Friday, February 14, 2020

Forgotten Books: Rider From Nowhere - Joseph Chadwick



The first novels I read by Joseph Chadwick were Jim Hatfield novels in TEXAS RANGERS and Steve Reese novels in RANGE RIDERS, and I didn’t like any of them very much, didn’t feel like Chadwick had a good grasp on those well-established characters. However, in recent years I’ve read some of his stand-alone novellas in various Western pulps and enjoyed them a lot. So I didn’t hesitate to try RIDER FROM NOWHERE, a 1952 Gold Medal that’s the first stand-alone novel by Chadwick that I’ve read.

It starts out great. Ed Hazzard (good name) is a saddle tramp but once was the ramrod of a big ranch owned by an Eastern syndicate, before a cheating wife led to his downfall. When his horse dies under him and he’s set a-foot, he “borrows” a mount belonging to the great Espada ranch in New Mexico Territory, which is owned by ruthless cattle baron Matthew Kirby. Hazzard really does intend to work off the loan of the horse, but when he’s caught by some of the Espada cowboys, Kirby orders him tied to a wagon wheel and whipped (the aftermath of which you can see in the cover above, scanned from the copy I own and read). That’s Kirby’s beautiful redheaded daughter Flame on the cover, looking aghast at her father’s brutality.

Hazzard vows vengeance on Kirby and everybody else on Espada, of course, and for a while it looks like that’s what this book is going to be about. But then Chadwick cleverly brings in several other plot elements, including competing Spanish land grants, legal wrangling, hired gunslingers, several beautiful women, stampedes, and a prairie fire. Whew! Unlikely alliances are formed, good guys turn bad, bad guys turn good, and Chadwick juggles everything expertly, pacing out the plot twists with action scenes and nicely handled characterization.

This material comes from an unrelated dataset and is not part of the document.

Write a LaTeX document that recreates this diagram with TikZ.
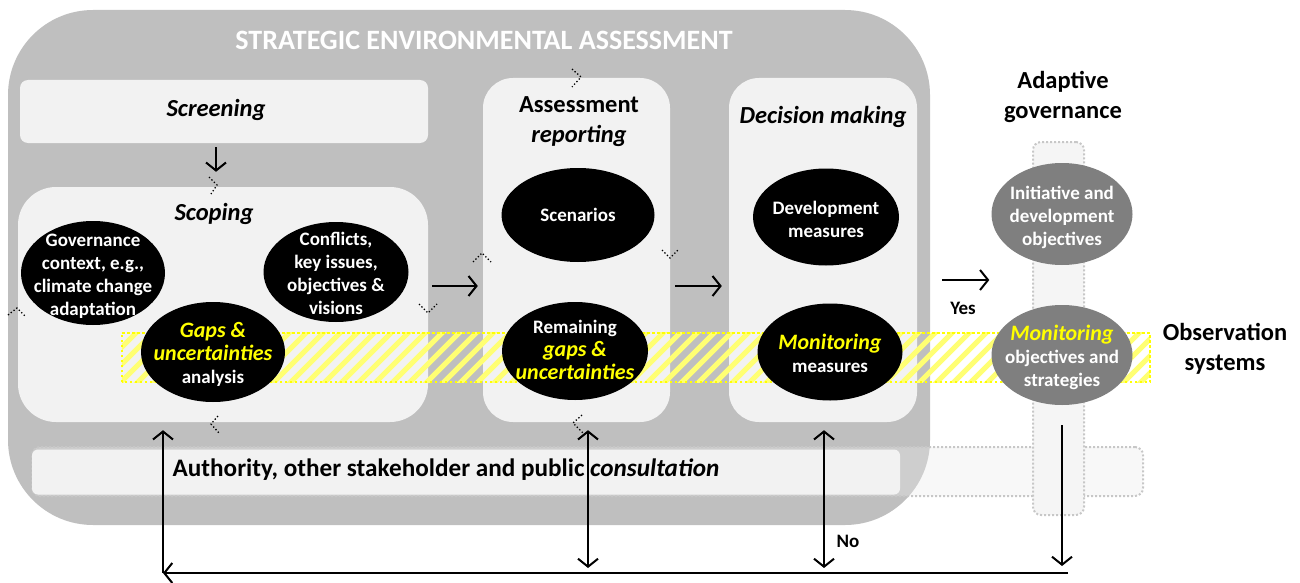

There’s nothing ground-breaking in RIDER FROM NOWHERE, but Chadwick does such a good job with the traditional elements that this is a very solid hardboiled Western novel. It’s maybe a little bit leisurely at times (it probably would have been better as a 160 page paperback, rather than a 190 page one), but I still enjoyed it a great deal. I have several more Westerns by Joseph Chadwick on my shelves, as well as some Ace Double mysteries he wrote under the name John Creighton, and I look forward to reading them.